WHAT TO DO
Scan the records below for the line containing "What TikZ code" and the line containing "(chief-stub) at (1101,128);". Copy both, plus every line between, exactly.

RAW RECORDS

Start

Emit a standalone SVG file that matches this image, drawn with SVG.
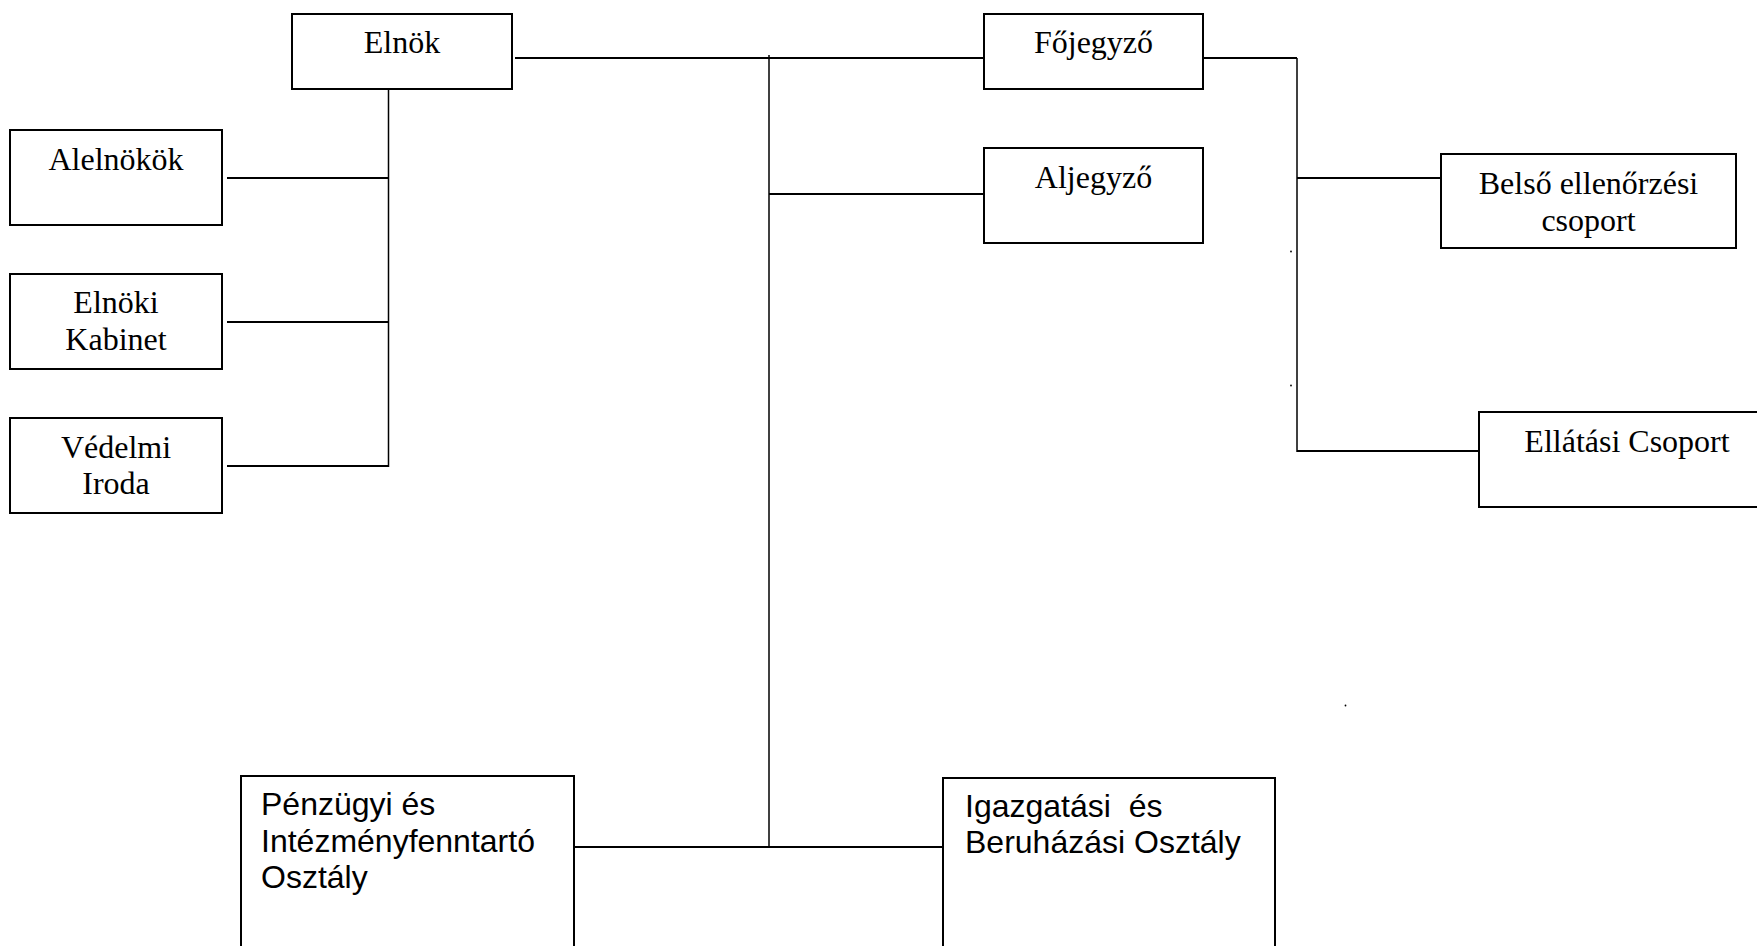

End
Start

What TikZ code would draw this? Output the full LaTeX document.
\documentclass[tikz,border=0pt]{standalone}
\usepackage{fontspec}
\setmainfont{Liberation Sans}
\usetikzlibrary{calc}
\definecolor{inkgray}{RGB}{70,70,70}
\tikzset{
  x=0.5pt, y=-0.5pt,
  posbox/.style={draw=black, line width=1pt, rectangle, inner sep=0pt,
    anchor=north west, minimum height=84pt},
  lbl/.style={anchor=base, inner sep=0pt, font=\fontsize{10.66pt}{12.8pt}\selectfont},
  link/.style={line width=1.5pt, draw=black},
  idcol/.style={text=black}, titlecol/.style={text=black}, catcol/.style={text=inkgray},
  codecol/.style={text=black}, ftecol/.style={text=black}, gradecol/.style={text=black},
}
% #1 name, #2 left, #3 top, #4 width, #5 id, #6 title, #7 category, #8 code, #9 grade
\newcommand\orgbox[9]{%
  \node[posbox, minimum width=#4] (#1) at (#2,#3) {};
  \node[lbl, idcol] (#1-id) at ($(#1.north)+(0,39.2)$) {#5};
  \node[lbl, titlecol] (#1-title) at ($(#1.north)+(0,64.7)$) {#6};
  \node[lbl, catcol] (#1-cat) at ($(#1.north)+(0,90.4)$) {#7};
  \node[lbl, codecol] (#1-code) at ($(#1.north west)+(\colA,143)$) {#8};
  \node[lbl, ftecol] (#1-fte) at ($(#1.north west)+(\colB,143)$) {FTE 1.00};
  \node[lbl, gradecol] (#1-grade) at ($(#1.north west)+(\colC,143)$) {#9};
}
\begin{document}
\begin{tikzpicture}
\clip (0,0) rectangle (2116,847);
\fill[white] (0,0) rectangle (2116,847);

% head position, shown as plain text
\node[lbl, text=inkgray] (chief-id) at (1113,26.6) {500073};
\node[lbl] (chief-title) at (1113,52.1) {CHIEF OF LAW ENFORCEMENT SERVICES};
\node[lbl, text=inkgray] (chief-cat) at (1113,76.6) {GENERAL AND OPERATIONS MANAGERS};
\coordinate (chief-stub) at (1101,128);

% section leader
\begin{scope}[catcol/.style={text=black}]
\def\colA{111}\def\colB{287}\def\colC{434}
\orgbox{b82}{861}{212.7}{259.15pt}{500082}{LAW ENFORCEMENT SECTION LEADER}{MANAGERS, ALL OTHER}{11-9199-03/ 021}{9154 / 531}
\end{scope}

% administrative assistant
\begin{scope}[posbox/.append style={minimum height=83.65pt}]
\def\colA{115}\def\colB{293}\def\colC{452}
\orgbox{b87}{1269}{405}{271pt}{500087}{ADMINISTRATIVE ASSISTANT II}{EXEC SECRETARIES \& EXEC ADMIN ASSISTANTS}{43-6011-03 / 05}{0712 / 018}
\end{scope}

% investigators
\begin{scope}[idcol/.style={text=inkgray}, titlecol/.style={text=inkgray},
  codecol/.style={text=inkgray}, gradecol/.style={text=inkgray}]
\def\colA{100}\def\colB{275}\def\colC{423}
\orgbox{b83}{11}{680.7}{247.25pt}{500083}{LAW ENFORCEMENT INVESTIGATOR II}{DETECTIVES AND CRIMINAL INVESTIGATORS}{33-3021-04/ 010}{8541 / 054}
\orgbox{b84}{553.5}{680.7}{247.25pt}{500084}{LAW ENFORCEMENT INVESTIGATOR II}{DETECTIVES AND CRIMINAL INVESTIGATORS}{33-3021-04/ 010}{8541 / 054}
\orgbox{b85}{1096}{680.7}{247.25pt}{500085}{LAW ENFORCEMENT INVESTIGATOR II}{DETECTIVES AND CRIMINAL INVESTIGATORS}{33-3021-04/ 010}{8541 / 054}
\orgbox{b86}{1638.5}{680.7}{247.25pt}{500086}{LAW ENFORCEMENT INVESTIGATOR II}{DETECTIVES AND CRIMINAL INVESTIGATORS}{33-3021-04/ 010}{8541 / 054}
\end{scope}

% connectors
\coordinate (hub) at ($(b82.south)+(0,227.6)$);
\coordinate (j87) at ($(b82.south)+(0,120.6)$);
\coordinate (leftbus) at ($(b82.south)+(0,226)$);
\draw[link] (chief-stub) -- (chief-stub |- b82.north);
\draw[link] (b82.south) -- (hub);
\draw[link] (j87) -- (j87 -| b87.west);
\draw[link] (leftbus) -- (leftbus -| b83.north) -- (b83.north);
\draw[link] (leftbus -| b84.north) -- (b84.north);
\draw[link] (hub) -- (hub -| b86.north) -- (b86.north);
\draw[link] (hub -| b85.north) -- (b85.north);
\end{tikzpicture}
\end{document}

End

ANSWER
What TikZ code would draw this? Output the full LaTeX document.
\documentclass[tikz,border=0pt]{standalone}
\usepackage{fontspec}
\setmainfont{Liberation Sans}
\usetikzlibrary{calc}
\definecolor{inkgray}{RGB}{70,70,70}
\tikzset{
  x=0.5pt, y=-0.5pt,
  posbox/.style={draw=black, line width=1pt, rectangle, inner sep=0pt,
    anchor=north west, minimum height=84pt},
  lbl/.style={anchor=base, inner sep=0pt, font=\fontsize{10.66pt}{12.8pt}\selectfont},
  link/.style={line width=1.5pt, draw=black},
  idcol/.style={text=black}, titlecol/.style={text=black}, catcol/.style={text=inkgray},
  codecol/.style={text=black}, ftecol/.style={text=black}, gradecol/.style={text=black},
}
% #1 name, #2 left, #3 top, #4 width, #5 id, #6 title, #7 category, #8 code, #9 grade
\newcommand\orgbox[9]{%
  \node[posbox, minimum width=#4] (#1) at (#2,#3) {};
  \node[lbl, idcol] (#1-id) at ($(#1.north)+(0,39.2)$) {#5};
  \node[lbl, titlecol] (#1-title) at ($(#1.north)+(0,64.7)$) {#6};
  \node[lbl, catcol] (#1-cat) at ($(#1.north)+(0,90.4)$) {#7};
  \node[lbl, codecol] (#1-code) at ($(#1.north west)+(\colA,143)$) {#8};
  \node[lbl, ftecol] (#1-fte) at ($(#1.north west)+(\colB,143)$) {FTE 1.00};
  \node[lbl, gradecol] (#1-grade) at ($(#1.north west)+(\colC,143)$) {#9};
}
\begin{document}
\begin{tikzpicture}
\clip (0,0) rectangle (2116,847);
\fill[white] (0,0) rectangle (2116,847);

% head position, shown as plain text
\node[lbl, text=inkgray] (chief-id) at (1113,26.6) {500073};
\node[lbl] (chief-title) at (1113,52.1) {CHIEF OF LAW ENFORCEMENT SERVICES};
\node[lbl, text=inkgray] (chief-cat) at (1113,76.6) {GENERAL AND OPERATIONS MANAGERS};
\coordinate (chief-stub) at (1101,128);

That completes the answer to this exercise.